Waaayy back in 2008, ringback tones were music to the ears of the telco industry. The ringback tone (RBT) market in the U.S. had just peaked at $200+ million, and analysts were predicting global sales of $4.7 BILLION by 2012. Somewhere along the way, however, the dreams of ringback billionaires got disconnected as RBT sales in the U.S. steadily plunged. Last year, AT&T quietly pulled the plug on its ringback tone (RBT) service in the face of growing consumer disinterest.
Overseas, it’s another story as RBTs are still popular. Subscribers in regions such as Asia and Africa view ringback tones as an important way to personalize the communications experience by sharing music and video with their friends, colleagues and even strangers. Why this tale of two RBTs? Consumer access to audio and video is part of the reason. In the U.S., downloading full-length music and videos on mobile devices is big business; consuming them in five-second snippets as ringtones, not so much. In regions where mobile audio and video consumption is limited, on the other hand, audio/video ringtones have more appeal.
But before U.S. subscribers write off the ringtone as a short-lived novelty, what we may be witnessing is simply a period of hibernation between innovations.

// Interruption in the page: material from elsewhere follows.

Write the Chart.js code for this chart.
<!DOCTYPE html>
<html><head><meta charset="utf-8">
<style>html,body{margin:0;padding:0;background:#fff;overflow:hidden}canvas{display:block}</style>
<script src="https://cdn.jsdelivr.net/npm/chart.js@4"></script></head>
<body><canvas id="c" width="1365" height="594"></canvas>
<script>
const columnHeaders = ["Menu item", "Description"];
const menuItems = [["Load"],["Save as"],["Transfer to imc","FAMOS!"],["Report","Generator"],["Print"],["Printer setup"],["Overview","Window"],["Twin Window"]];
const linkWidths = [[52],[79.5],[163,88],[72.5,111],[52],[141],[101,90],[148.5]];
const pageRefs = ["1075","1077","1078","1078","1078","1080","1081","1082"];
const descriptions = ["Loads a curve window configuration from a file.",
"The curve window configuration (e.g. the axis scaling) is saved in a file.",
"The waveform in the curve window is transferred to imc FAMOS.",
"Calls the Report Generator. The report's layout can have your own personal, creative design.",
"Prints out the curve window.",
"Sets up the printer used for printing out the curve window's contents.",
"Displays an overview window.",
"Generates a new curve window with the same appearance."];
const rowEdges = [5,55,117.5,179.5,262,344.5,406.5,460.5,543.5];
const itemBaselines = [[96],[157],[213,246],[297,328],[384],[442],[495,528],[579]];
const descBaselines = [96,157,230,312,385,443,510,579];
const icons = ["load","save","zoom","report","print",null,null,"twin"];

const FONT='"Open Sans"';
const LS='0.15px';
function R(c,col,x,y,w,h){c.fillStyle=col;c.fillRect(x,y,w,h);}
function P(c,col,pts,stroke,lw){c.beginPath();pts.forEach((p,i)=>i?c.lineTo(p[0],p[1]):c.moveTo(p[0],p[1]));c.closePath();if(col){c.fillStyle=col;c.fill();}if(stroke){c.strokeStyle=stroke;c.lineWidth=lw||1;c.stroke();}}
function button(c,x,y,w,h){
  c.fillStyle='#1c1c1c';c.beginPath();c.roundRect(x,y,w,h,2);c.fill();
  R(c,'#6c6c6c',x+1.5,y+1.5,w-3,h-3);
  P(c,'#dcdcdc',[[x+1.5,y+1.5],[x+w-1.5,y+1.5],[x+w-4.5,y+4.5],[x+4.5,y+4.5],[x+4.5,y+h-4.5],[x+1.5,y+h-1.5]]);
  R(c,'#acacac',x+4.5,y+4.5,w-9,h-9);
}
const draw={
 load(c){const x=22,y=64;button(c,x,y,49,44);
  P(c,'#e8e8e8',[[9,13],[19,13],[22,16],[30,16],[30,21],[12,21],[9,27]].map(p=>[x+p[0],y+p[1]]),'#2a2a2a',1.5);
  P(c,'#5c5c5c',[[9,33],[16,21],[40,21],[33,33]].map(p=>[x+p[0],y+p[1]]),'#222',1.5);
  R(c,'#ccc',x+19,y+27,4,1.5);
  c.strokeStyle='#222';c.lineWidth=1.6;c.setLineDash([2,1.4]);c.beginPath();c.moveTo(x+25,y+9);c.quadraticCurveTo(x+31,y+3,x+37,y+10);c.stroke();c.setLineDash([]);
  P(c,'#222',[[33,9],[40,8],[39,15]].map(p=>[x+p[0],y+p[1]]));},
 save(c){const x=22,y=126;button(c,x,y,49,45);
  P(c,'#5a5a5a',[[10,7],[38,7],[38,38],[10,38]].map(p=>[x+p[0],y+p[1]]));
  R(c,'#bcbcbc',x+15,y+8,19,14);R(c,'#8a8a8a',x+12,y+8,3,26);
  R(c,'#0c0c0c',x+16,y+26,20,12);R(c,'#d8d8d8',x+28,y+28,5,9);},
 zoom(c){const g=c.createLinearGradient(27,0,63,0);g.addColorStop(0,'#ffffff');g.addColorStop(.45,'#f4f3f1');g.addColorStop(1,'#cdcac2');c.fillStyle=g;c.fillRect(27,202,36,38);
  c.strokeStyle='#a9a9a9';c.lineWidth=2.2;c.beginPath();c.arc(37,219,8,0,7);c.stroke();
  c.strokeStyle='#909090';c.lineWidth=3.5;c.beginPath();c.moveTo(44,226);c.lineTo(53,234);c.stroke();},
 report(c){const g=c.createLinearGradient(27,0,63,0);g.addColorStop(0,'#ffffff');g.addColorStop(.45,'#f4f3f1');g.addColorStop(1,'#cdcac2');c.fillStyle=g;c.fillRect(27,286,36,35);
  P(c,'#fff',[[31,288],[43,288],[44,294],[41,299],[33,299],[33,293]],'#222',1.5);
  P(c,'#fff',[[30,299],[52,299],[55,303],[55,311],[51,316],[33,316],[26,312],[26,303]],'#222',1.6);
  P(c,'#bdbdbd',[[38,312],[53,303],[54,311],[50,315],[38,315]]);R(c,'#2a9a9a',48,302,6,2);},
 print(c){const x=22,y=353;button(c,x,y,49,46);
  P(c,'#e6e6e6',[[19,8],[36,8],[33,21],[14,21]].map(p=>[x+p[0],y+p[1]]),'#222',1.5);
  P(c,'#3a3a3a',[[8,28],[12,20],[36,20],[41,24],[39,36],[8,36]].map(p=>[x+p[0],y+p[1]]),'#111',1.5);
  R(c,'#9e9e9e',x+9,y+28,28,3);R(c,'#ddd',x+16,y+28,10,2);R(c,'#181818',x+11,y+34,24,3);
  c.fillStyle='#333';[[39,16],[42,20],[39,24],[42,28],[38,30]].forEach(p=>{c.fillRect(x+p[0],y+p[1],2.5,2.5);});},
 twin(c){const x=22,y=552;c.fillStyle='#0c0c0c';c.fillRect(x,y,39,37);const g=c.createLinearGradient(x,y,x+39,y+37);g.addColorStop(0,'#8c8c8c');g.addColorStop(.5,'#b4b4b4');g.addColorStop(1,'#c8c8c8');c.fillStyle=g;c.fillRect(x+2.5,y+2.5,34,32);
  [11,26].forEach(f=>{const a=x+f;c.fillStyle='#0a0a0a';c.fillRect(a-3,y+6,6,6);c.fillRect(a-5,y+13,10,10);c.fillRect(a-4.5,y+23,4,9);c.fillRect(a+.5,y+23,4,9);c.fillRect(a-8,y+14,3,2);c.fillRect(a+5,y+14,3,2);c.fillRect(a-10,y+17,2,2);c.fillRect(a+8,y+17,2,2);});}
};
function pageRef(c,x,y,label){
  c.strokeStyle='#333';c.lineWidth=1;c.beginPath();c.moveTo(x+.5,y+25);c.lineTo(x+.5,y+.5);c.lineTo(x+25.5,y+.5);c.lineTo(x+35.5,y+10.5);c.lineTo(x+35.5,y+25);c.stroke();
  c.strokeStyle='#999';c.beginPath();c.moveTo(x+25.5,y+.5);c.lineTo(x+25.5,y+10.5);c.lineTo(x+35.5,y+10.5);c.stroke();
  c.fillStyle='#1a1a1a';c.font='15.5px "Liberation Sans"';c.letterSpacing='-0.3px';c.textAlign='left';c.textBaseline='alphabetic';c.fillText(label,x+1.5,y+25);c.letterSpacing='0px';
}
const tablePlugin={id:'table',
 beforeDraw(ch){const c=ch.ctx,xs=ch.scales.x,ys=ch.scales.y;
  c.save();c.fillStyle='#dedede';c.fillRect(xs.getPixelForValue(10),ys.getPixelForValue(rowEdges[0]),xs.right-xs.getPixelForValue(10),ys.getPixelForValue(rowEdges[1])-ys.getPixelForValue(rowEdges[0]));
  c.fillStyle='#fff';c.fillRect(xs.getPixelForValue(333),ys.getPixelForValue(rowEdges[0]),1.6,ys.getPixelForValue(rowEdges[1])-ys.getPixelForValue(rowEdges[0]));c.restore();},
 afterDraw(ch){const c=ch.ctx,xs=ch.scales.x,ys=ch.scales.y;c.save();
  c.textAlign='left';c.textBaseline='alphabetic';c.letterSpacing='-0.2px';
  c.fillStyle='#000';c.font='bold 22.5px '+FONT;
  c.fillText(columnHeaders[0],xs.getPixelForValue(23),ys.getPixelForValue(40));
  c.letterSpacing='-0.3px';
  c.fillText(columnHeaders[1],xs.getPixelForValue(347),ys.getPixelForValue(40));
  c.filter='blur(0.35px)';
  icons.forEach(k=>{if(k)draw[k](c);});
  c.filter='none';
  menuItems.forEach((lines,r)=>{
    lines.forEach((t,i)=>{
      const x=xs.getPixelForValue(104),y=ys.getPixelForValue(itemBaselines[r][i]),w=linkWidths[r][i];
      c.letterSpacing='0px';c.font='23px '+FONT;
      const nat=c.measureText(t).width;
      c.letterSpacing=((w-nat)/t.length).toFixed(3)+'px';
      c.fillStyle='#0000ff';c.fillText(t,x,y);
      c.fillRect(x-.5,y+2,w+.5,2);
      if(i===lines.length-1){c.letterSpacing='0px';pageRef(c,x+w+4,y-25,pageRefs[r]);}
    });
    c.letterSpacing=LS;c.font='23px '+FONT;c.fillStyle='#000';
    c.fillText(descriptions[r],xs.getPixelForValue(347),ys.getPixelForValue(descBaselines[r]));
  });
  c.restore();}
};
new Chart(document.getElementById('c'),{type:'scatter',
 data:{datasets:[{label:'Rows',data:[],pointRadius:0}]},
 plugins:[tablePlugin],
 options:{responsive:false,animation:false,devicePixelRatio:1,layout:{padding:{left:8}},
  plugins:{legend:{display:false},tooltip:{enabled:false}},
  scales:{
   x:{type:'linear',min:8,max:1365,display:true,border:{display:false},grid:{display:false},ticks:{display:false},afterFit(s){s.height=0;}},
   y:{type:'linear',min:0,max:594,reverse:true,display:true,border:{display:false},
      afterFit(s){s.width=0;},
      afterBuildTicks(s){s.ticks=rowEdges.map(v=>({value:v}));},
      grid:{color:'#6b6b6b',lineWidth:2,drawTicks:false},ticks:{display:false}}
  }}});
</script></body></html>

Redmond Software anticipated such an innovation years earlier when it unveiled its Ring-Back Tones Solution at Mobile World Congress in Barcelona. At the time, Redmond Software saw video ringback tones as uniquely suited to video calls, which today are growing in popularity with younger subscribers. As these subscribers age, video ringback tones could enjoy a resurgence—just imagine what could be done with YouTube memes, for example.
Another market opportunity that Redmond anticipated involved advertising-driven ringback tones. For example, advertisers could pay subscribers (in cash or free data/minutes) for each ringtone impression of their video ad. With the high cost of many wireless plans, ad-subsidized telephony has a nice ring to it.

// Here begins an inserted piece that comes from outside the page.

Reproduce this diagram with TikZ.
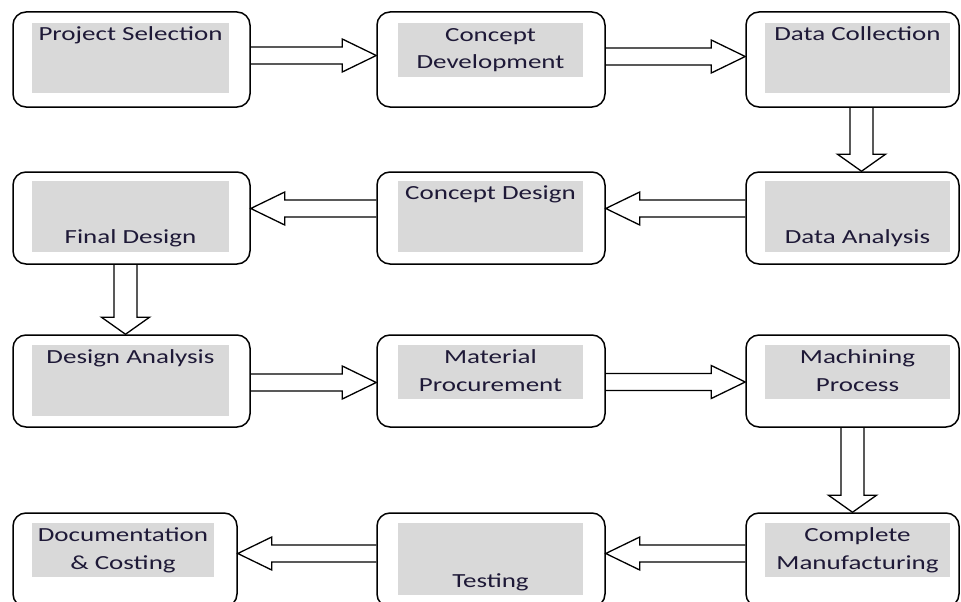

The future of ringtones will depend as much on service providers as subscribers. RBT vendors need solutions that support real revenue generation for service providers. Redmond’s solution, for example, includes tools that simplify billing, track pricing royalties and support personalization so subscribers can assign ringback tones to specific individuals or scenarios. RBT solutions also require robust media services interworking to ensure that a variety of media and devices can come together; an area where the Dialogic PowerMedia HMP platform excels.
While video ringback tones are unlikely to ring up billions of dollars in sales anytime soon, the market could bounce back in a big way if advertisers get behind it. And that would be something to see.